In routine bt_poll we call bt_timeout and then call untimeout.  I
note that inside bt_timeout we already called untimeout.  It looks
suspicious to me to have this dual call to untimeout.

---------------------------------------------------------------------
bt_poll
....
	if (count == 0) {
		/*
		 * We timed out, so call the timeout handler manually,
		 * accounting for the fact that the clock is not running yet
		 * by taking out the clock queue entry it makes.
		 */
		bt_timeout(ccb);

		/*
		 * because we are polling, take out the timeout entry
		 * bt_timeout made
		 */
		untimeout(bt_timeout, (caddr_t)ccb);
		^^^^^^^^^^^^^^^^^^^^^^^^^^^^^^^^^^^^ actually call #2
----------------------------------------------------------------------
bt_timeout()
....
	/*
         * A timeout routine in kernel DONOT unlink
	 * Entry chains when time outed....So infinity Loop..
         *                              94/04/20 amurai@spec.co.jp
         */
	untimeout(bt_timeout, (caddr_t)ccb);
	^^^^^^^^^^^^^^^^^^^^^^^^^^^^^^^^^^^^  actually call #1
---------------------------------------------------------------------

Finally further down in bt_timeout this code looks interesting:
....
		/* abort the operation that has timed out */
		printf("bt%d: Try to abort\n", unit);
		bt_send_mbo(unit, ~SCSI_NOMASK,
		    BT_MBO_ABORT, ccb);
		/* 2 secs for the abort */
		ccb->flags = CCB_ABORTED;
		timeout(bt_timeout, (caddr_t)ccb, 2 * hz);
						  ^^^^^^ (200 not 2000?)
	}


What I am doing now is mass NFS mounting every disk in the place on
my FreeBSD box.  Then tar'ing everything to SCSI DDS-2 using device
/dev/nrst0.  No rewind/unload attempt will be made when things are
complete.  I can then shutdown into single user mode, sync, halt.

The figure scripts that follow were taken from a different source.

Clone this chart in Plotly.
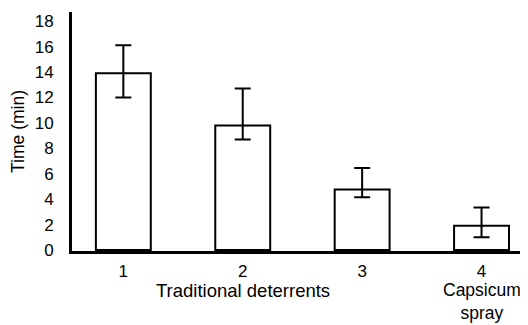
import plotly.graph_objects as go

categories = ["1", "2", "3", "4"]
tick_labels = ["1", "2", "3", "4"]
group_labels = {"2": "Traditional deterrents", "4": "Capsicum<br>spray"}
times = [13.9, 9.8, 4.75, 1.9]
err_plus = [2.2, 2.9, 1.7, 1.45]
err_minus = [1.9, 1.1, 0.6, 0.9]
y_ticks = [0, 2, 4, 6, 8, 10, 12, 14, 16, 18]

font_family = "Liberation Sans, Arial, sans-serif"

fig = go.Figure(
    go.Bar(
        x=categories,
        y=times,
        marker=dict(color="white", line=dict(color="black", width=2)),
        error_y=dict(
            type="data",
            symmetric=False,
            array=err_plus,
            arrayminus=err_minus,
            color="black",
            thickness=2,
            width=8,
        ),
    )
)

# The page body has an 8px default margin, so the figure is sized to fit the window.
fig.update_layout(
    width=520,
    height=317,
    margin=dict(l=64, r=3, t=4, b=74),
    paper_bgcolor="white",
    plot_bgcolor="white",
    bargap=0.54,
    showlegend=False,
    font=dict(family=font_family, size=17, color="black"),
)

for cat, label in group_labels.items():
    fig.add_annotation(
        x=categories.index(cat),
        xref="x",
        y=-0.115,
        yref="paper",
        yanchor="top",
        text=label,
        showarrow=False,
        font=dict(size=18.5 if cat == "2" else 17.5),
    )

fig.update_xaxes(
    type="category",
    range=[-0.43, 3.364],
    tickvals=categories,
    ticktext=tick_labels,
    showline=True,
    linecolor="black",
    linewidth=3,
    showgrid=False,
    ticks="",
    ticklabelstandoff=3,
    tickfont=dict(size=17),
    automargin=False,
)

fig.update_yaxes(
    range=[-0.08, 18.72],
    tickvals=y_ticks,
    showline=True,
    linecolor="black",
    linewidth=3,
    showgrid=False,
    zeroline=False,
    ticks="",
    ticklabelstandoff=12,
    tickfont=dict(size=17),
    automargin=False,
    title=dict(text="Time (min)", font=dict(size=17.5), standoff=6),
)

fig.write_html("out.html")
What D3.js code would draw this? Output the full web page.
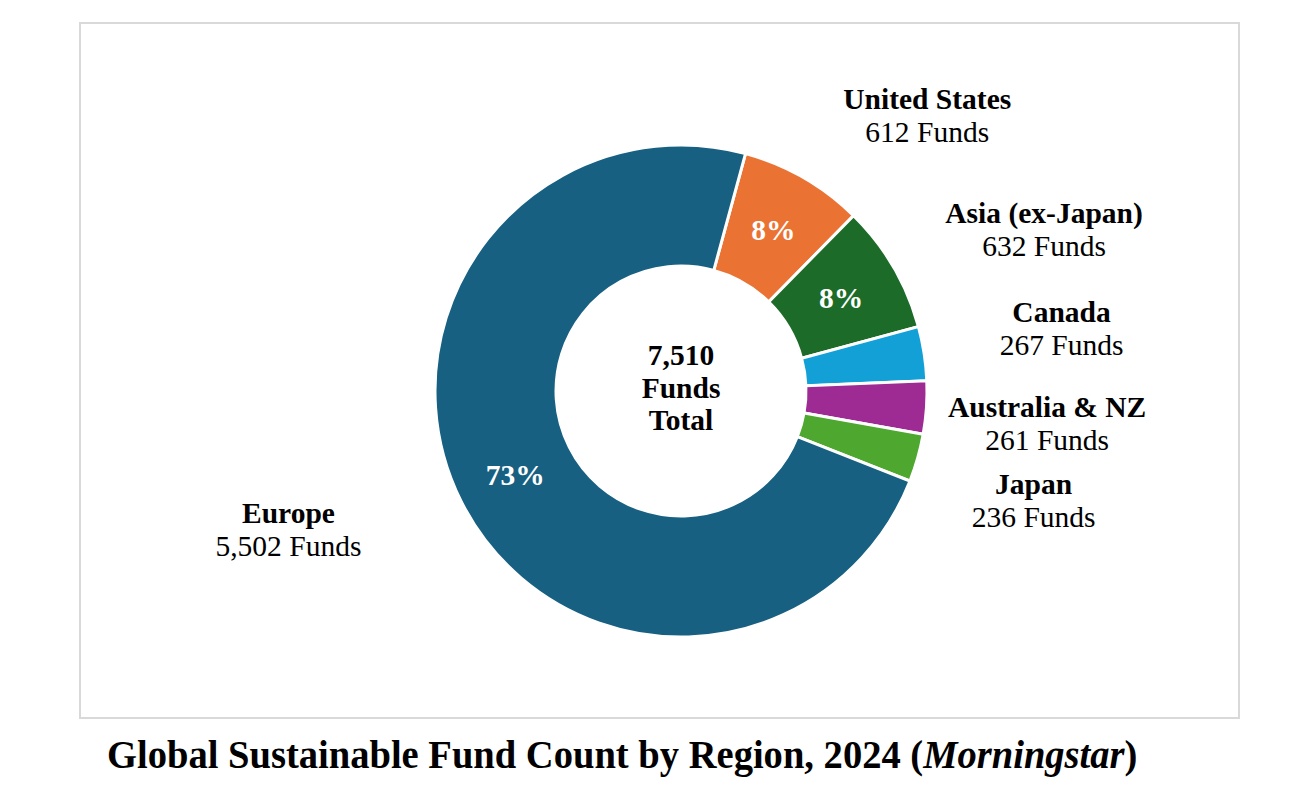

If I attempt to rewind or unload the tape about 50% of the time the
system disk will get bit sprayed so I no longer try :-).

I am playing with longer timeouts ect but it does appear that two
abort timeouts in a row do some corruption of the ccbs.

Having fun!

Mark Hittinger
bugs@win.net